High-profile figures from the Trump administration, including former Secretary of State Mike Pompeo and Brian Hook, the special envoy for Iran, are believed to be among the targets for assassination. The gravity of the threat has necessitated round-the-clock security for both men, according to federal officials.

In December, Farahani was one of two Iranian men sanctioned by the U.S. government for surveilling American infrastructure and recruiting people for assassination operations on U.S. soil.

“The regime’s efforts to silence its opponents extend far beyond its borders, where Iran has carried out acts of transnational repression, including rendition and lethal plotting against activists, journalists, and foreign government officials,” the Treasury Department said in a statement about the sanctions.
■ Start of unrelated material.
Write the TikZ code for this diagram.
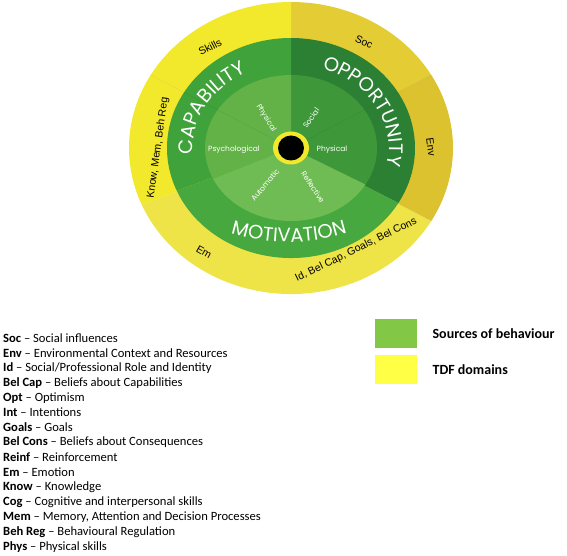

The legality of Soleimani's killing has been a subject of debate among experts.

"I think the best definition would be either one of assassination or murder," Gary Solis, a retired Marine who taught about the laws of war at West Point, told NPR. He stated that the incident was comparable to Iran killing a high-ranking U.S. military official with a bomb on U.S. soil.

Ashley Deeks, a University of Virginia law professor who focuses on the laws of war, told the news outlet she believes it is unlikely to meet the definition of assassination: “A lawful killing during an armed conflict does not constitute an assassination," she said. "As a legal matter, if he were intimately involved in planning and blessing these attacks, then that doesn't seem to render it as assassination."

A State Department official told NPR they agreed.

“Assassinations are not allowed in the law,” they said, while offering two criteria that officials considered prior to ordering the strike. "Do you have overwhelming evidence that somebody is going to launch a military or terrorist attack against you?" the unnamed State Department official said. "Check that box.”

They added that the administration also considered whether there were other options to stop Soleimani, including arrest, but concluded there was “no way.”

Agnes Callamard, United Nations Rapporteur on extrajudicial, summary or arbitrary executions, said in a report on the incident that the killing violated international law, and was a breakpoint in international law, because it targeted non-State actors.

“This is the primary reason the Soleimani strike is considered a watershed change in the conduct of extraterritorially targeted strikes and killings. It is hard to imagine that a similar strike against a Western military leader would not be considered as an act of war, potentially leading to intense action, political, military and otherwise, against the State launching the strike,” Callamard argued in her report.

“No evidence has been provided that General Soleimani specifically was planning an imminent attack against US interests, particularly in Iraq, for which immediate action was necessary and would have been justified,” she told the UN Human Rights Council in July 2020. “No evidence has been provided that a drone strike in a third country was necessary or that the harm caused to that country was proportionate to the harm allegedly averted.”